Problem requirements –
Search the listing below for the string "draw" and show each line that contains it.

Records from a collection:
++++++++
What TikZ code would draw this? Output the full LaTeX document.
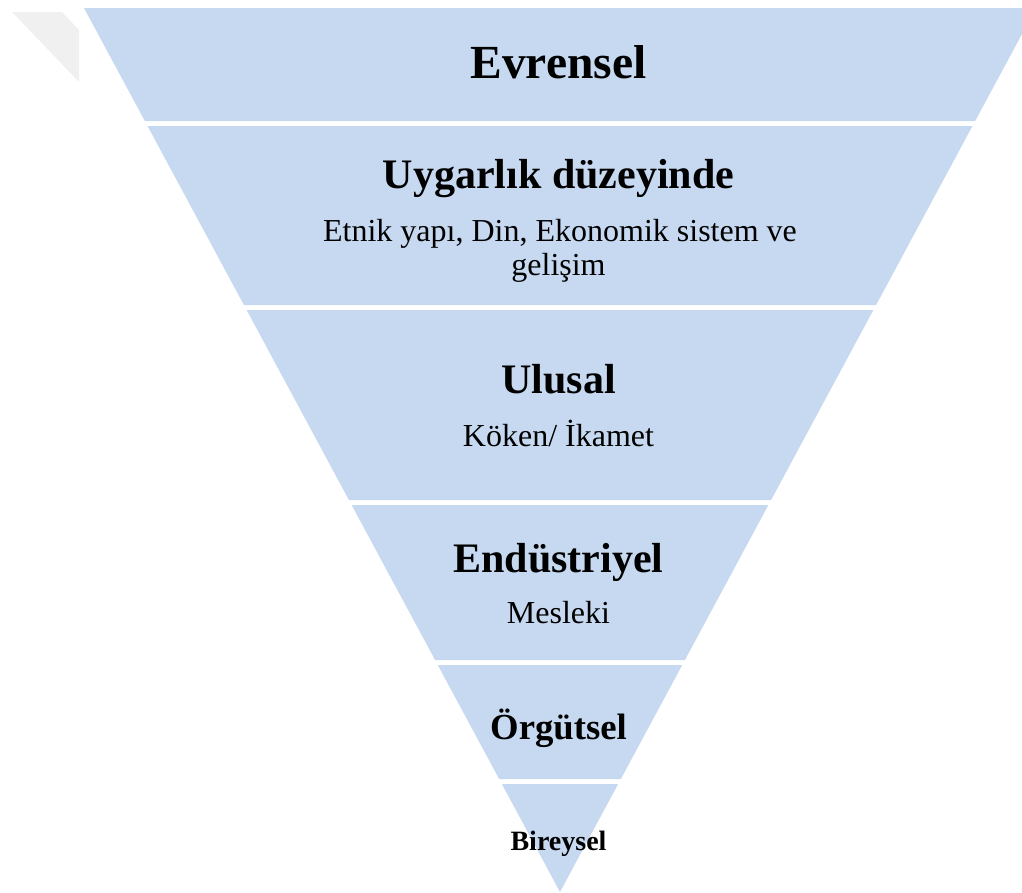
\documentclass[tikz,border=0pt]{standalone}
\usepackage{fontspec}
\setmainfont{Liberation Serif}
\definecolor{bandblue}{HTML}{C6D9F0}
\definecolor{ghostgray}{HTML}{F0F0F0}
\tikzset{
  band/.style={fill=bandblue, draw=none},
  headA/.style={anchor=base, inner sep=0pt, font=\fontsize{47.5}{57}\selectfont\bfseries},
  headB/.style={anchor=base, inner sep=0pt, font=\fontsize{42}{50}\selectfont\bfseries},
  headC/.style={anchor=base, inner sep=0pt, font=\fontsize{36.7}{44}\selectfont\bfseries},
  headD/.style={anchor=base, inner sep=0pt, font=\fontsize{28}{34}\selectfont\bfseries},
  sub/.style={anchor=base, inner sep=0pt, align=center, font=\fontsize{32}{34}\selectfont}
}
\begin{document}
\begin{tikzpicture}[x=1pt, y=-1pt]
  \useasboundingbox (0,0) rectangle (1022,892);
  \clip (0,0) rectangle (1022,892);

  % faint grey shape in the upper left corner
  \fill[ghostgray] (12,12) -- (62,12) -- (79,30) -- (79,82) -- cycle;

  % inverted pyramid, six bands separated by thin white gaps
  \fill[band] (84,8)      -- (1036,8)    -- (975.15,121) -- (144.85,121) -- cycle;
  \fill[band] (147.54,126) -- (972.46,126) -- (876.08,305) -- (243.92,305) -- cycle;
  \fill[band] (246.62,310) -- (873.38,310) -- (771.08,500) -- (348.92,500) -- cycle;
  \fill[band] (351.62,505) -- (768.38,505) -- (684.92,660) -- (435.08,660) -- cycle;
  \fill[band] (437.77,665) -- (682.23,665) -- (620.85,779) -- (499.15,779) -- cycle;
  \fill[band] (501.85,784) -- (618.15,784) -- (560,892) -- cycle;

  % labels
  \node[headA] (evrensel) at (558.5,78) {Evrensel};
  \node[headB] (uygarlik) at (558.5,188) {Uygarlık düzeyinde};
  \node[sub]   (etnik)    at (560,241) {Etnik yapı, Din, Ekonomik sistem ve};
  \node[sub]   (gelisim)  at (558.5,275) {gelişim};
  \node[headB] (ulusal)   at (558.5,393) {Ulusal};
  \node[sub]   (koken)    at (558.5,446) {Köken/ İkamet};
  \node[headB] (endustri) at (558.5,572) {Endüstriyel};
  \node[sub]   (mesleki)  at (558.5,623) {Mesleki};
  \node[headC] (orgutsel) at (558.5,739) {Örgütsel};
  \node[headD] (bireysel) at (558.5,850) {Bireysel};
\end{tikzpicture}
\end{document}
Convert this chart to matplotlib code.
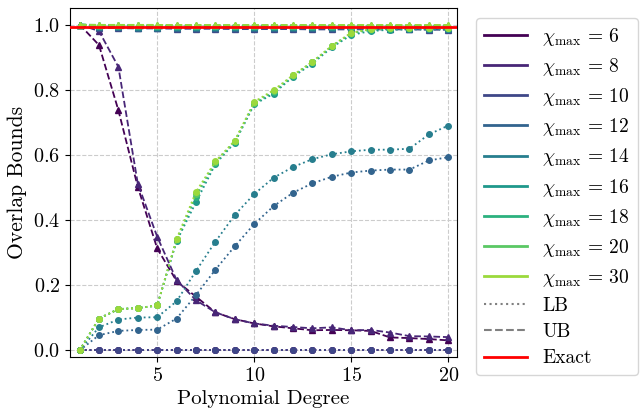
++++++++
Task output –
What TikZ code would draw this? Output the full LaTeX document.
  band/.style={fill=bandblue, draw=none},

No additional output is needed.